Reputation: 509
My sed
is pretty shaky, so I'm not sure how to take a row like this
1,2,"12,345",x,y,"a,b"
and turn it into
1,2,12345,x,y,"a,b"
So the number "12,345" becomes 12345, but "a,b" remains untouched.
I would need to somehow preserve the values around the comma when the values are numeric. I have an idea how the regex would look like to only deal with digits, but not really sure how to just remove the comma, as opposed to removing the whole column.
Upvotes: 4
Views: 3106
Reputation: 7948
use this pattern (\d),(\d)(?!(([^"]*"){2})*[^"]*$)
and replace w/ $1$2
Demo
Upvotes: 0
Reputation: 2621
In one regex substitution you could do something as nasty as this:
/\G(?|(")(\d+)(?:,(\d+))*(")|()([^,]+)()())(,|$)/g
replace with
\1\2\3\4\5
This should work fine with Perl.
demo: http://regex101.com/r/kQ5fU1
Upvotes: 1
Reputation: 77085
Parsing CSV should be done with a proper csv parser.
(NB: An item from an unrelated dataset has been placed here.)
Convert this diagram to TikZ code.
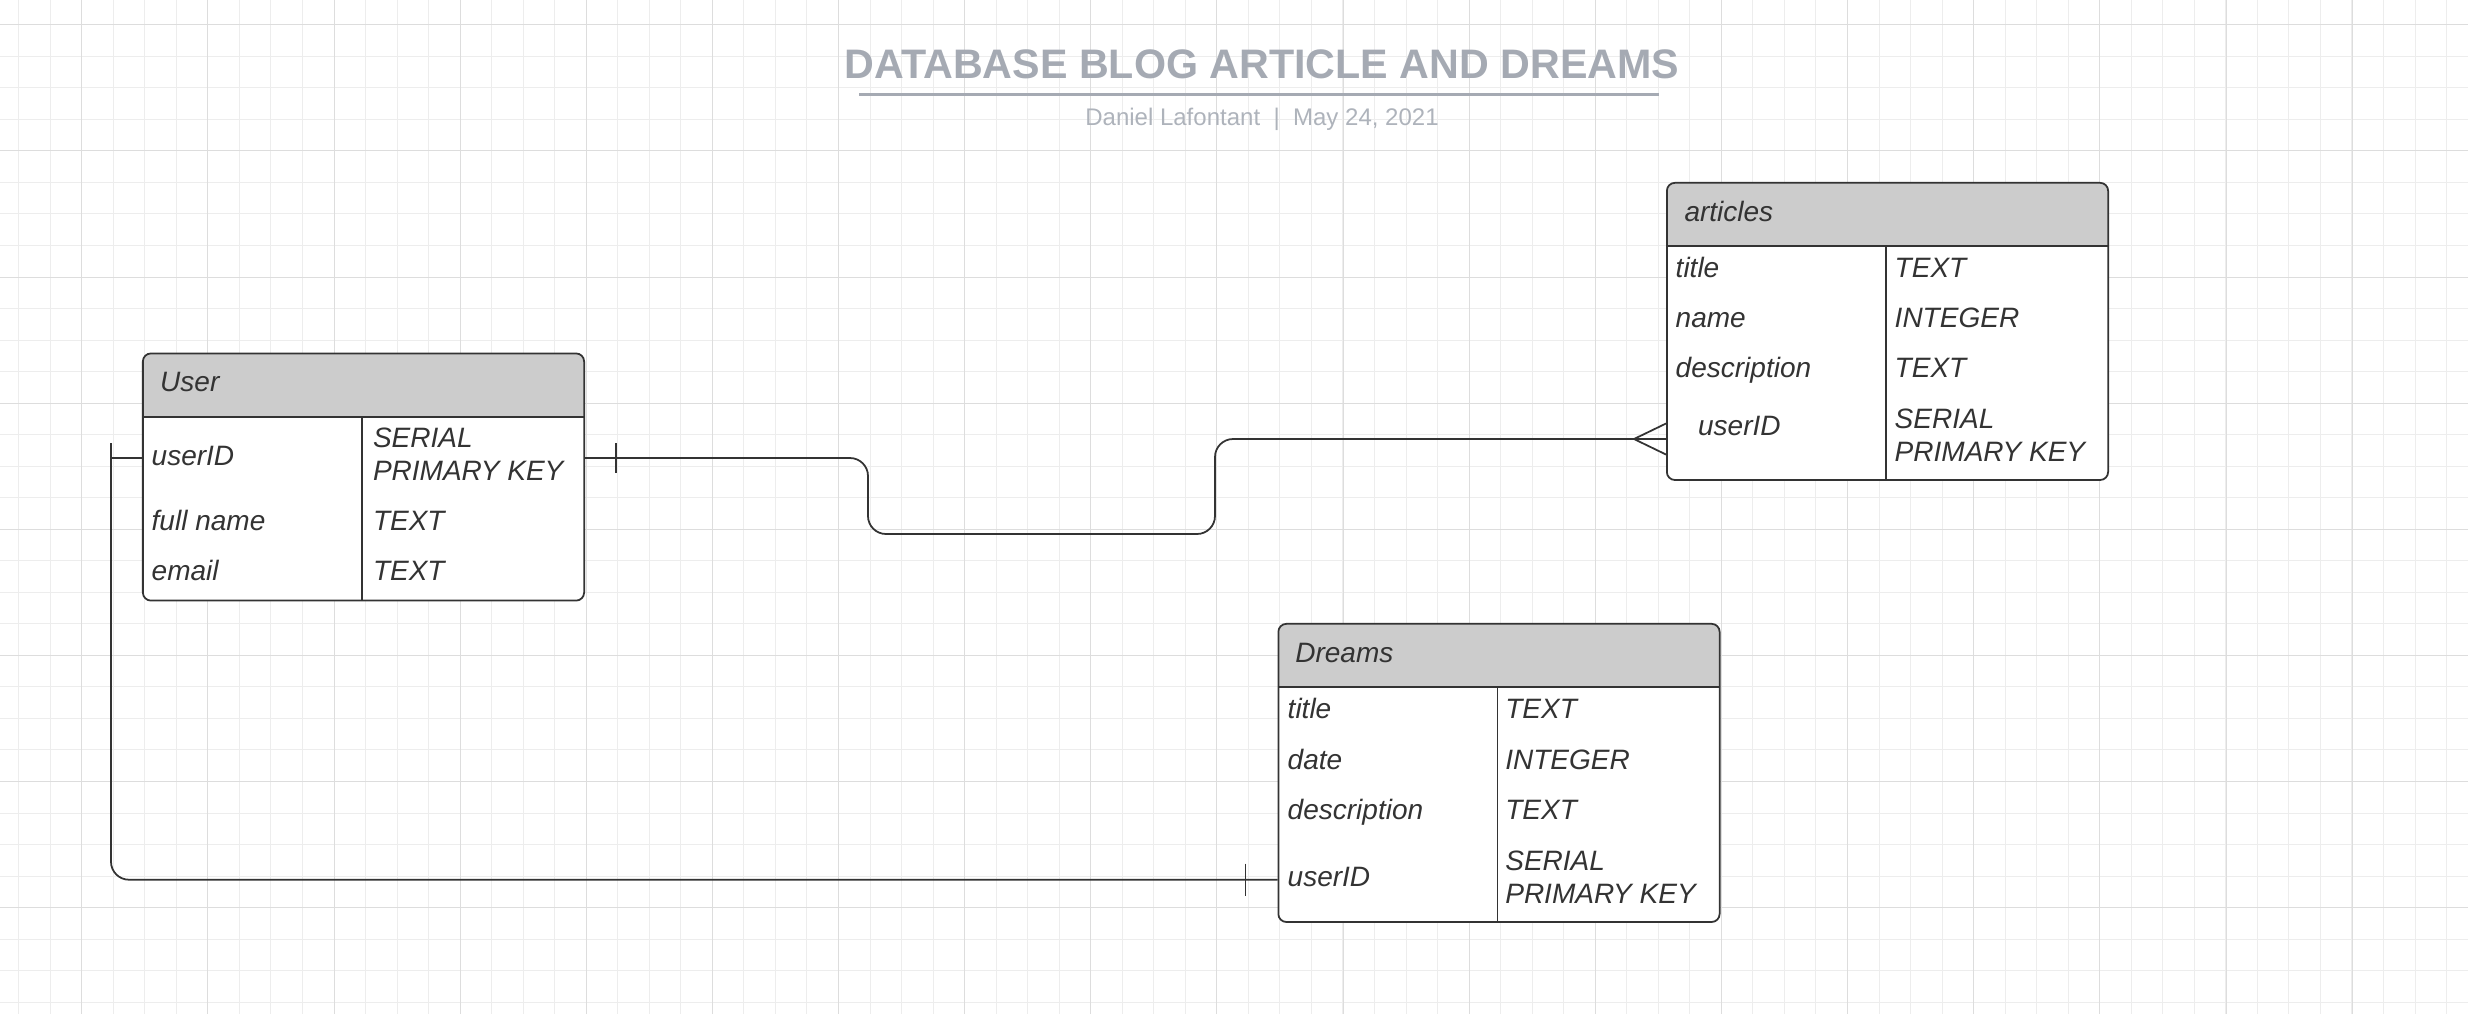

I would recommend perl
as well.
perl -MText::ParseWords -ne '
@line = parse_line(",", 1, $_);
print join "," , map { s/,//g if $_ =~ /^[0-9,"]+$/; $_ } @line
' text.csv
$ cat text.csv
1,2,"12,345",x,y,"a,b"
"a,c","12,345",x,y,"a,b"
$ perl -MText::ParseWords -ne '
@line = parse_line(",", 1, $_);
print join "," , map { s/,//g if $_ =~ /^[0-9,"]+$/; $_ } @line
' text.csv
1,2,"12345",x,y,"a,b"
"a,c","12345",x,y,"a,b"
To make in-place changes you can use -i
option or re-direct the output to another file.
Upvotes: 2
Reputation: 444
You can use:
echo '1,2,"12,345",x,y,"a,b"' | sed 's/"\([0-9]*\),\([0-9]*\)"/\1\2/g'
EDIT: Actually, my solution only works if there is one comma enclosed between double quotes.
Upvotes: 0
Reputation: 241768
Perl solution, using Text::CSV:
#!/usr/bin/perl
use warnings;
use strict;
use Text::CSV;
my @rows;
my $csv = 'Text::CSV'->new({ binary => 1}) or die 'Text::CVS'->error_diag;
open my $IN, '<', 'file.csv' or die $!;
while (my $row = $csv->getline($IN)) {
for my $cell (@$row) {
$cell =~ s/,// if $cell =~ /^[0-9,]+$/;
}
push @rows, $row;
}
$csv->eof or $csv->error_diag;
open my $OUT, '>', 'new.csv' or die $!;
$csv->print($OUT, $_) for @rows;
close $OUT or die $!;
Upvotes: 1